- STATED PROBLEM:
Say how many lines of the listing below contain "this", giving the number and nothing else.

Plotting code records
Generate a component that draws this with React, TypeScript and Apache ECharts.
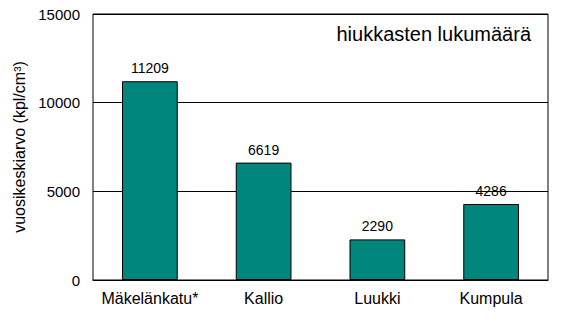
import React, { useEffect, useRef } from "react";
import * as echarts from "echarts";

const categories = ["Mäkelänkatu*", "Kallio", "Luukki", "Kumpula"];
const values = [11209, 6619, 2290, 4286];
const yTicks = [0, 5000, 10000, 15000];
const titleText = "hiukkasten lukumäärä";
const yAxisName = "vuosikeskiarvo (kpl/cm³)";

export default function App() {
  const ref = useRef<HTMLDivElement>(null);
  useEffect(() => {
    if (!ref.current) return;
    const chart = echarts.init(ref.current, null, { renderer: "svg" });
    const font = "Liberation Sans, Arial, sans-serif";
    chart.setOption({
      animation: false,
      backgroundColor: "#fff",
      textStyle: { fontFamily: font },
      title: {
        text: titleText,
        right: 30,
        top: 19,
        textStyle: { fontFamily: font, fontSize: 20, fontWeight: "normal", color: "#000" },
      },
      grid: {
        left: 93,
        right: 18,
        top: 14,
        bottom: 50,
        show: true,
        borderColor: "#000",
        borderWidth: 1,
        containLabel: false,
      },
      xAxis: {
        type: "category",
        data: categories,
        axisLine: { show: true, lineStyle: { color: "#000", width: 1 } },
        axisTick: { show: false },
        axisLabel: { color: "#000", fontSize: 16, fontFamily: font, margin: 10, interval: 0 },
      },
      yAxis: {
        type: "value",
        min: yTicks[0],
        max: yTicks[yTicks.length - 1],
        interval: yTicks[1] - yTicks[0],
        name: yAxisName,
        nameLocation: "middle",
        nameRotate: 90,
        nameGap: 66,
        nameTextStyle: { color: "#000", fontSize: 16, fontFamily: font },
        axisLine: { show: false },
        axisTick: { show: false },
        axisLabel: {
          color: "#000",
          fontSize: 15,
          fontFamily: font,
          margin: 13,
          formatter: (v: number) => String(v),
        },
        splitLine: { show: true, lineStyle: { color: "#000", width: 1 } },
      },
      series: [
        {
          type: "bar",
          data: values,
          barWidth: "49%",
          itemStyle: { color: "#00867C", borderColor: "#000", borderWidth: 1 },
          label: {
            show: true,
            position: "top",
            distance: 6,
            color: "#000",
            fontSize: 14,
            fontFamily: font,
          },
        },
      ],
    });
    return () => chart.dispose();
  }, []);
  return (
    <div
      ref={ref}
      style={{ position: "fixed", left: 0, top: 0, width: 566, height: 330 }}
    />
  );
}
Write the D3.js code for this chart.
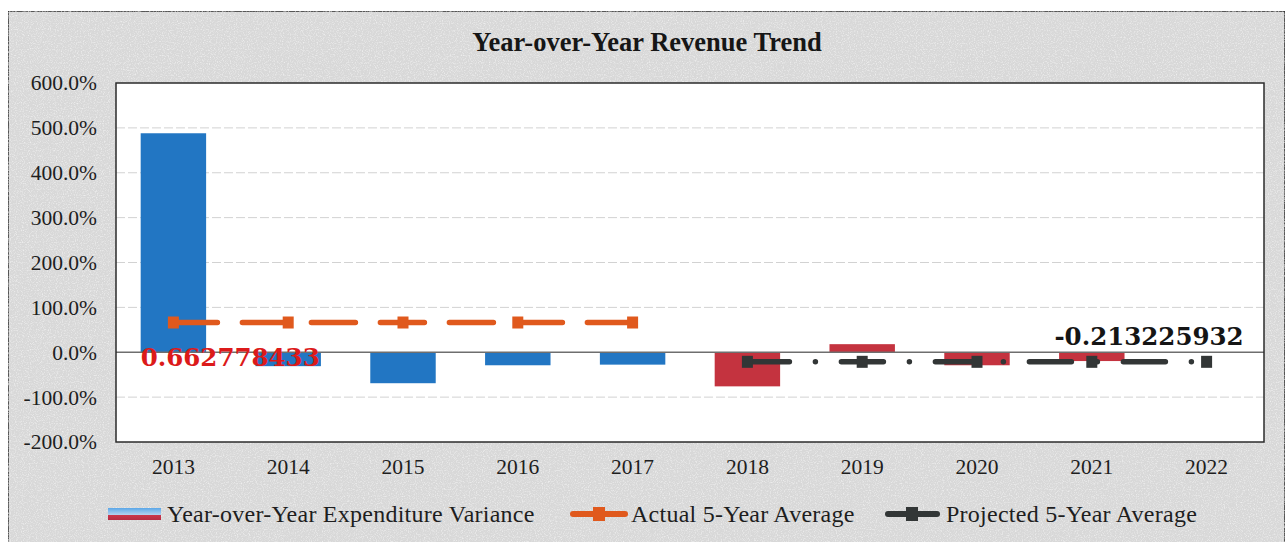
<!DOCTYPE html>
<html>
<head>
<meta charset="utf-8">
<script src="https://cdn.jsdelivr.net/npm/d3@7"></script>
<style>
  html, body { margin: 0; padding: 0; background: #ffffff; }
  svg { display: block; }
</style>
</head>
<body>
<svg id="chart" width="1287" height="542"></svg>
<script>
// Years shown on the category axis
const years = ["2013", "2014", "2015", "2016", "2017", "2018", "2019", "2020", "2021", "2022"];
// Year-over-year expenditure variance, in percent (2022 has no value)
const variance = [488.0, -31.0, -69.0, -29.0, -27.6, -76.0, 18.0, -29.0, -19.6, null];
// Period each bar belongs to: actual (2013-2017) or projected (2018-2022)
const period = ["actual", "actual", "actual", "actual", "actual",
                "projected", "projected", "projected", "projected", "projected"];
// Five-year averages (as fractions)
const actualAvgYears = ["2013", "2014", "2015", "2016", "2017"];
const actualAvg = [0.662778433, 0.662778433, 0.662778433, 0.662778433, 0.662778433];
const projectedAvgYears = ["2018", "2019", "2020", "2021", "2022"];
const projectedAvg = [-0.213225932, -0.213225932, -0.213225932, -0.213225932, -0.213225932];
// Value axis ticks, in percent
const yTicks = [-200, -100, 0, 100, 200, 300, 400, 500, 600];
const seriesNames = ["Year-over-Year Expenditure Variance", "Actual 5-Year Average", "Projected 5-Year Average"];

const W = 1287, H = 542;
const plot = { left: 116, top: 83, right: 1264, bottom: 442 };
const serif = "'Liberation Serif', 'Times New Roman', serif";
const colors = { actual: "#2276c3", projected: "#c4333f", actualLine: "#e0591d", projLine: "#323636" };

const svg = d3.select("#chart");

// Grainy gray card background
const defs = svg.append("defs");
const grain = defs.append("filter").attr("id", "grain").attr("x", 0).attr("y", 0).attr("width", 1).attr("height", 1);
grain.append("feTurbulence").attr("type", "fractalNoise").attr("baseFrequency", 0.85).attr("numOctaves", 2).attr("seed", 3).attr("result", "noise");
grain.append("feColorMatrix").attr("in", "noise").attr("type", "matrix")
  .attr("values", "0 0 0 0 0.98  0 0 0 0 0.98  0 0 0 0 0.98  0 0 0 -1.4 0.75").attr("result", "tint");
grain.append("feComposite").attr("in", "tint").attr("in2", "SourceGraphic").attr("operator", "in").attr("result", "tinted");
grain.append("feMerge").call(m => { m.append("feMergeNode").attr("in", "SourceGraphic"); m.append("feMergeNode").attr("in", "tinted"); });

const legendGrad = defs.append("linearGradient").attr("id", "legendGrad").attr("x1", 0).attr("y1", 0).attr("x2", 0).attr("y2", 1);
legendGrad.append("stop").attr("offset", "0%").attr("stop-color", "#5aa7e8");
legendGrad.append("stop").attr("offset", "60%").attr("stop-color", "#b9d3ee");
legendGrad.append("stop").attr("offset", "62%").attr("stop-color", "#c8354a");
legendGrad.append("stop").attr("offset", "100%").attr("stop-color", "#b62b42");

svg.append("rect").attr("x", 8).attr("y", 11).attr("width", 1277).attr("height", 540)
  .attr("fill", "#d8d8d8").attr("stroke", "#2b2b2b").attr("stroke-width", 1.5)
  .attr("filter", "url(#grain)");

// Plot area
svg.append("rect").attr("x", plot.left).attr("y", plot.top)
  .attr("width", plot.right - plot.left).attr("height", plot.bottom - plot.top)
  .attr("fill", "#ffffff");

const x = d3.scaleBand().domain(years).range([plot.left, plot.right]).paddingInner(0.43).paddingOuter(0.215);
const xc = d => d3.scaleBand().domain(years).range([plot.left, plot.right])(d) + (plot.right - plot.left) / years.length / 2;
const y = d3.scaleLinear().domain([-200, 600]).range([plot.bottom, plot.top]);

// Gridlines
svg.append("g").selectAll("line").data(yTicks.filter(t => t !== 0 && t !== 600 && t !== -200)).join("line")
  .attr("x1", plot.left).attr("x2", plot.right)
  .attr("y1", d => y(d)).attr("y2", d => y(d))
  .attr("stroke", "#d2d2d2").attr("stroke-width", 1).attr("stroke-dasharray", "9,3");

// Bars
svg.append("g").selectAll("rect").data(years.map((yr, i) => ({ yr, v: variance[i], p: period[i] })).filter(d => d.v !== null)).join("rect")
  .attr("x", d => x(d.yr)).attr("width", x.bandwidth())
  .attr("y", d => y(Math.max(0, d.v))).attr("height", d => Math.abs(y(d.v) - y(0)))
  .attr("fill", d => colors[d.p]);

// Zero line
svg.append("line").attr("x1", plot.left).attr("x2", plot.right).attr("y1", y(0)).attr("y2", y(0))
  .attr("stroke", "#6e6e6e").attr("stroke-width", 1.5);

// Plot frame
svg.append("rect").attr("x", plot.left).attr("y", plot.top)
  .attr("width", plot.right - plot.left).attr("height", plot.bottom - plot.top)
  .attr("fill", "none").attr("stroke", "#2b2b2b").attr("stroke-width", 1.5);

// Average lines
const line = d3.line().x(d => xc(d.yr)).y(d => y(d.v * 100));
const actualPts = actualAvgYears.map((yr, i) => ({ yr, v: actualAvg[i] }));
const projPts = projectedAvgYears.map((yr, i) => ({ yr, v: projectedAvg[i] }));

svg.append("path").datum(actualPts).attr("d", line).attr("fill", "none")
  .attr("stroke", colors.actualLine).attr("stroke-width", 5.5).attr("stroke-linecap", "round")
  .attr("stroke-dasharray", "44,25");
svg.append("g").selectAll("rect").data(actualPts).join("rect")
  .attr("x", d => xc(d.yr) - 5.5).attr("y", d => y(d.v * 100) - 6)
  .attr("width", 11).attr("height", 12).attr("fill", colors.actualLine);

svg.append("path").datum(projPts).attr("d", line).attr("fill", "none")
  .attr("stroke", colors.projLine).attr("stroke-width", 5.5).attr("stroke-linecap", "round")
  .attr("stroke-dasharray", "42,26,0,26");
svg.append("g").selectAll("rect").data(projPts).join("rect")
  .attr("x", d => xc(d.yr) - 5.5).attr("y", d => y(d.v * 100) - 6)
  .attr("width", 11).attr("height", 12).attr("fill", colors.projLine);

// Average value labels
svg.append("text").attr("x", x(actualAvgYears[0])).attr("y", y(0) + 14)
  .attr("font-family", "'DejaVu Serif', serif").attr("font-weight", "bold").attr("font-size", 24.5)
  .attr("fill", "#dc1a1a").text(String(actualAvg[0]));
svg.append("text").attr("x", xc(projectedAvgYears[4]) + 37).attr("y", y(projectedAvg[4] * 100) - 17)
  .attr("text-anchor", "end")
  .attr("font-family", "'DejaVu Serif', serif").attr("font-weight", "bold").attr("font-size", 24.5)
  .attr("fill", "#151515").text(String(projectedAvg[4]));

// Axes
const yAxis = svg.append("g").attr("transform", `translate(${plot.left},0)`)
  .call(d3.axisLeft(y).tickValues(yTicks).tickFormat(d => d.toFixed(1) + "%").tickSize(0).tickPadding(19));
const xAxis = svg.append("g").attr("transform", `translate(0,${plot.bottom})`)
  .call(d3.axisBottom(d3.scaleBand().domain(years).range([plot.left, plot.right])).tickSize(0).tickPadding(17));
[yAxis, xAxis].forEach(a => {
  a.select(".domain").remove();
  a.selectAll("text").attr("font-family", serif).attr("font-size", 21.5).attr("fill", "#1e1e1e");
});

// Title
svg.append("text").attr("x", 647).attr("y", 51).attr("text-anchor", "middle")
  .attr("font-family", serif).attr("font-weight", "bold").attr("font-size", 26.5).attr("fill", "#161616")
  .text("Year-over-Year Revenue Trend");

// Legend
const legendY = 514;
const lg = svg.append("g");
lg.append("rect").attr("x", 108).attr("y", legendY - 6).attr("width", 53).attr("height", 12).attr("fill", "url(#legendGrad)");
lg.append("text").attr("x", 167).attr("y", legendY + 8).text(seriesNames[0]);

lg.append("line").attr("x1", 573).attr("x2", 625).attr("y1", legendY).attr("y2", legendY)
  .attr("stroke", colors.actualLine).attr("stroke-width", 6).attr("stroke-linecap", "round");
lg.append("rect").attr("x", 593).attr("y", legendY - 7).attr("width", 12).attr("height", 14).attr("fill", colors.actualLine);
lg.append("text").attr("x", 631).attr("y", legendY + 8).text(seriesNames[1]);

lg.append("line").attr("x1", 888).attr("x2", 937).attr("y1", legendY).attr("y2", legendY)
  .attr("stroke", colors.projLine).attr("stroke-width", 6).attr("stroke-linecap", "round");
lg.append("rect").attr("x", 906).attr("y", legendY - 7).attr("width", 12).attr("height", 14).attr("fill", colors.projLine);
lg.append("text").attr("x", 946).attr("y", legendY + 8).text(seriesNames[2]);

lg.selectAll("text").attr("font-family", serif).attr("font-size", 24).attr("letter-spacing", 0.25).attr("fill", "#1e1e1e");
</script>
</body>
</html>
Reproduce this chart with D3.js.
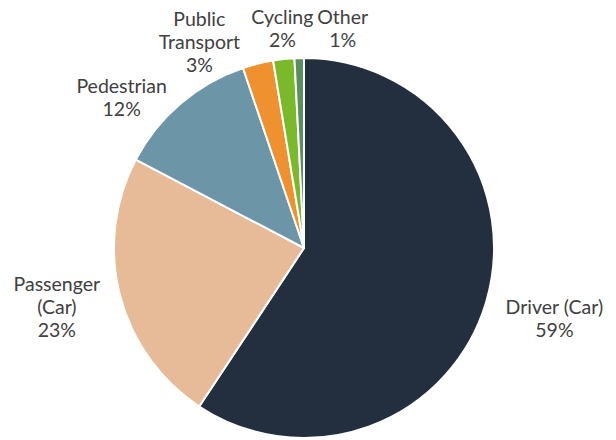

- TASK ANSWER:
3